Your project must be configured to produce binaries compatible with RAM execution.

By default, esp_elf_to_ram_binary writes the output next to the ELF file with a -ram.bin suffix. To control the output location:

esp_elf_to_ram_binary({
"elf_path": "build/my_project.elf",
"output_path": "/tmp/test-ram.bin",
"chip": "auto"
})

Setting chip to "auto" lets esptool detect the target from the ELF metadata. Specify "esp32", "esp32s3", or "esp32c3" explicitly if auto-detection fails.

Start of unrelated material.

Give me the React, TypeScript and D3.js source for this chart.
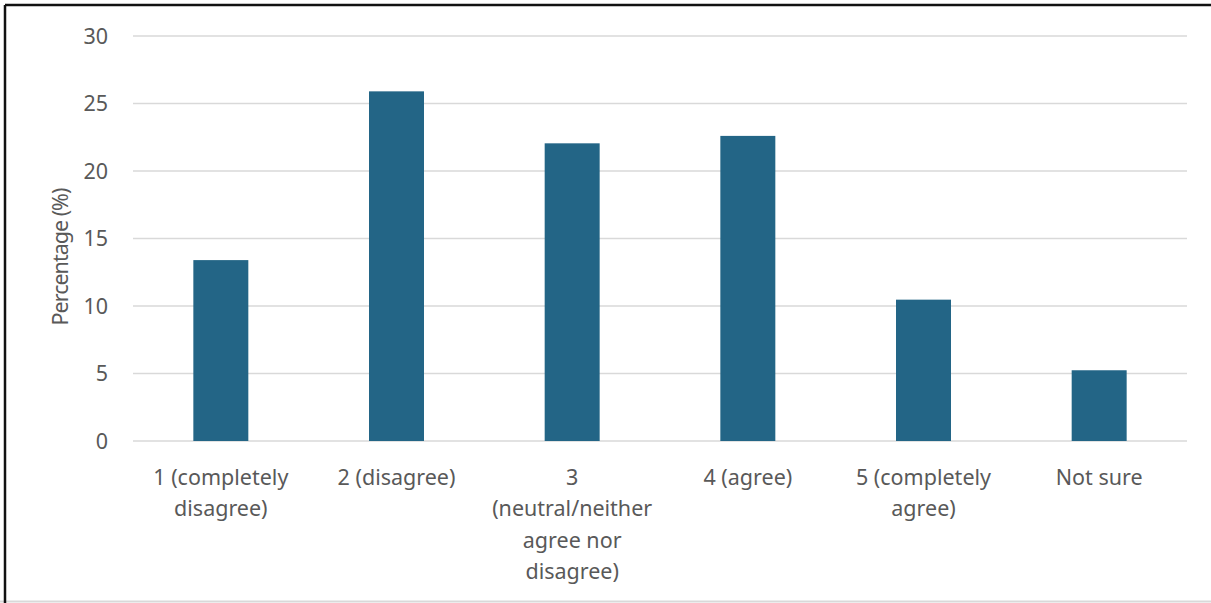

  • No flash-dependent features: NVS, SPIFFS, LittleFS, and OTA all read from flash. Code that calls these APIs will fail or return errors when running from RAM.
  • No persistence: the loaded code runs until the device is reset. A hardware reset or power cycle returns the device to whatever firmware is in flash (or the ROM bootloader if flash is blank).
  • SRAM size limits: ESP32 has roughly 520KB of SRAM. Large applications or those with heavy static allocations may not fit. The esp_elf_to_ram_binary tool reports the output file size — compare this against your chip’s available RAM.
  • Cannot stop remotely: once loaded, execution continues until a physical reset. There is no software-only stop mechanism through mcesptool.